H.R. Rasuna Said, Pahlawan Kemerdekaan Wanita dari Tanah Minang
Dalam catatan sejarah perjuangan kemerdekaan Indonesia, selalu ada kontribusi penting yang diberikan oleh wanita. Salah satu tokoh wanita yang berperan dalam perjuangan tersebut adalah Hajjah Rangkayo Rasuna Said. Ia tidak hanya berjuang untuk kemerdekaan Indonesia, tetapi juga memegang peranan vital dalam memperjuangkan hak-hak perempuan.
Hajjah Rangkayo Rasuna Said lahir pada tanggal 14 September 1910 di Maninjau, Kabupaten Agam, Sumatera Barat. Ia berasal dari keluarga bangsawan Minangkabau, dengan ayahnya yang bernama Muhamad Said, seorang saudagar Minangkabau dan seorang aktivis.

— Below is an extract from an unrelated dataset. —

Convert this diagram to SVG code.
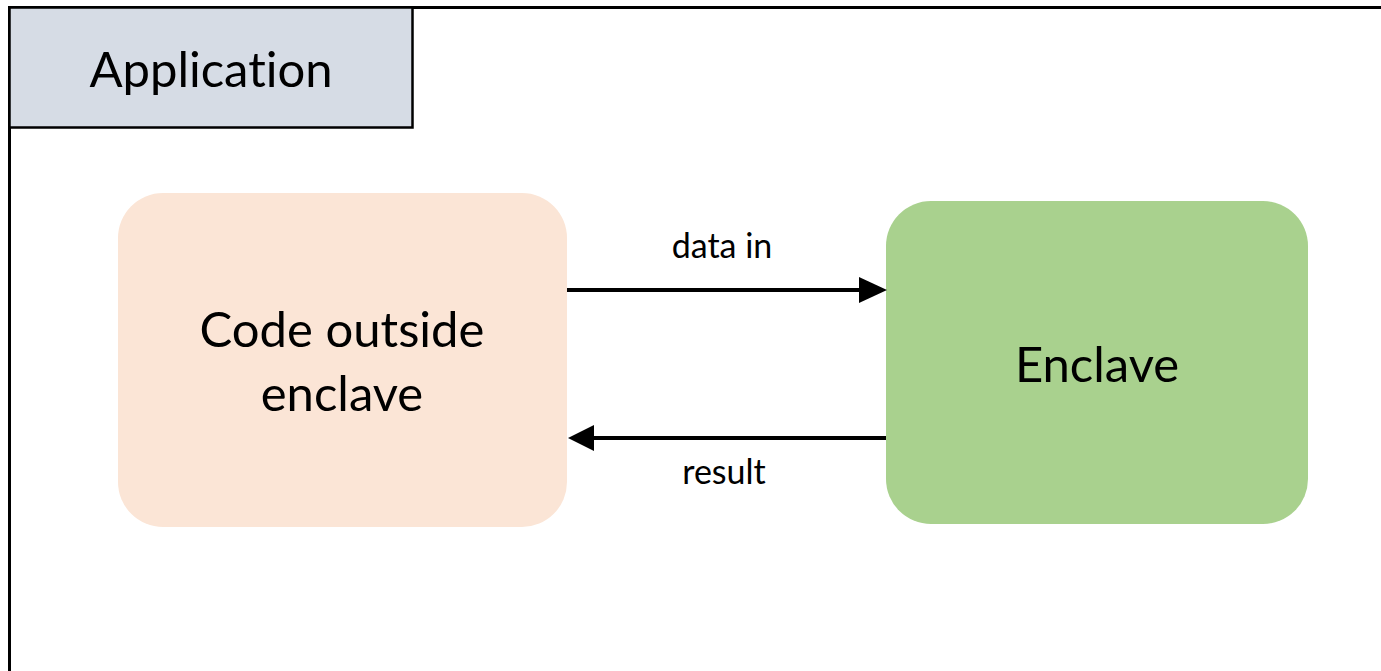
<svg xmlns="http://www.w3.org/2000/svg" width="1381" height="671" viewBox="0 0 1381 671">
<style>
.t{font-family:Lato,"Open Sans","Liberation Sans",sans-serif;fill:#000;text-anchor:middle;font-variant-ligatures:none}
.big{font-size:49px}
.lbl{font-size:34px}
.conn{stroke:#000;stroke-width:4;fill:none}
</style>
<rect width="1381" height="671" fill="#fff"/>
<g id="frame">
<path d="M9.5,680 L9.5,7.5 L1390,7.5" fill="none" stroke="#000" stroke-width="3"/>
</g>
<g id="tab">
<rect x="9.5" y="7.5" width="403" height="120" fill="#d6dce5" stroke="#000" stroke-width="2.5"/>
<text class="t big" x="211" y="87">Application</text>
</g>
<g id="outside">
<rect x="118" y="193" width="449" height="334" rx="45" fill="#fbe5d6"/>
<text class="t big" x="342" y="347">Code outside</text>
<text class="t big" x="342" y="411">enclave</text>
</g>
<g id="enclave">
<rect x="886" y="201" width="422" height="323" rx="45" fill="#a9d18e"/>
<text class="t big" x="1097" y="382">Enclave</text>
</g>
<g id="connectors">
<line class="conn" x1="567" y1="290" x2="860" y2="290"/>
<path d="M859,277 L887,290 L859,303 Z" fill="#000"/>
<line class="conn" x1="886" y1="438" x2="592" y2="438"/>
<path d="M594,425 L568,438 L594,451 Z" fill="#000"/>
<text class="t lbl" x="722" y="258">data in</text>
<text class="t lbl" x="724" y="484">result</text>
</g>
</svg>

Pendidikan awal Rasuna Said dimulai saat ia masuk Sekolah Dasar (SD) dan berlanjut ke pesantren Ar-Rasyidiyah, di mana ia menjadi satu-satunya santri perempuan. Ia dikenal sebagai sosok yang cerdas, berani, dan berbakat. Selanjutnya, pendidikannya berlanjut di Diniyah Putri Padang.
Rasuna Said sangat memperhatikan pendidikan kaum perempuan. Ia bahkan pernah menjadi guru di Diniyah Putri. Namun, pada tahun 1930, ia memutuskan untuk berhenti mengajar, yakin bahwa kemajuan perempuan tidak hanya bisa dicapai melalui pendidikan formal, melainkan juga melalui perjuangan politik.
Rasuna Said memulai kiprahnya dalam dunia politik dengan aktif di Sarekat Rakyat (SR) sebagai sekretaris cabang. Ia kemudian bergabung dengan Soematra Thawalib dan bersama-sama mendirikan Persatuan Muslimin Indonesia (PERMI) pada tahun 1930. Tidak hanya terlibat dalam organisasi tersebut, Rasuna Said juga terlibat dalam pengajaran di sekolah-sekolah yang didirikan oleh PERMI. Bahkan, ia mengambil langkah lebih julu dengan mendirikan Sekolah Thawalib di Padang dan memimpin Kursus Putri serta Kursus Normal di Bukittinggi.
Selama keterlibatannya di PERMI, Rasuna Said dikenal sebagai orator ulung yang berani mengecam pemerintahan Belanda. Keberaniannya membuatnya menjadi wanita pertama yang dijerat hukum Speek Delict karena berani menyampaikan pendapat menentang penjajahan Belanda. Pada tahun 1932, Rasuna Said dan rekan seperjuangannya, Rasimah Ismail, ditangkap dan dipenjara di Semarang.
Setelah dibebaskan, pada tahun 1935, Rasuna Said menjadi pemimpin redaksi majalah Raya di Sumatera Barat. Ia dikenal karena tulisan-tulisannya yang tajam sehingga majalah "Raya" dianggap radikal pada saat itu. Pihak berwenang Belanda berhasil mempersempit ruang geraknya, sehingga Rasuna Said memutuskan untuk pindah ke Medan, Sumatera Utara. Pada tahun 1937, Rasuna mendirikan Perguruan Putri di Medan dan menerbitkan majalah mingguan bernama "Menara Poeteri."
Setelah kemerdekaan Indonesia, Rasuna Said aktif dalam Badan Penerangan Pemuda Indonesia dan Komite Nasional Indonesia. Ia kemudian menjadi anggota Dewan Perwakilan Sumatera mewakili daerah Sumatera Barat. Setelah itu, ia menjadi anggota Dewan Perwakilan Rakyat Republik Indonesia Serikat (DPR RIS) dan Dewan Pertimbangan Agung setelah Dekrit Presiden 5 Juli 1959 hingga akhir hayatnya.
H.R. Rasuna Said adalah contoh teladan seorang wanita yang tidak hanya berjuang untuk pendidikan dan kemajuan perempuan, tetapi juga memegang peranan besar dalam perjuangan kemerdekaan Indonesia. Atas jasa-jasanya, ia sangat dihormati dan pada tahun 1974 diakui sebagai Pahlawan Nasional berdasarkan SK Presiden RI No: 084/TK/Tahun 1974. Nama besar Rasuna Said akan selalu dikenang dan menjadi inspirasi bagi generasi penerus bangsa.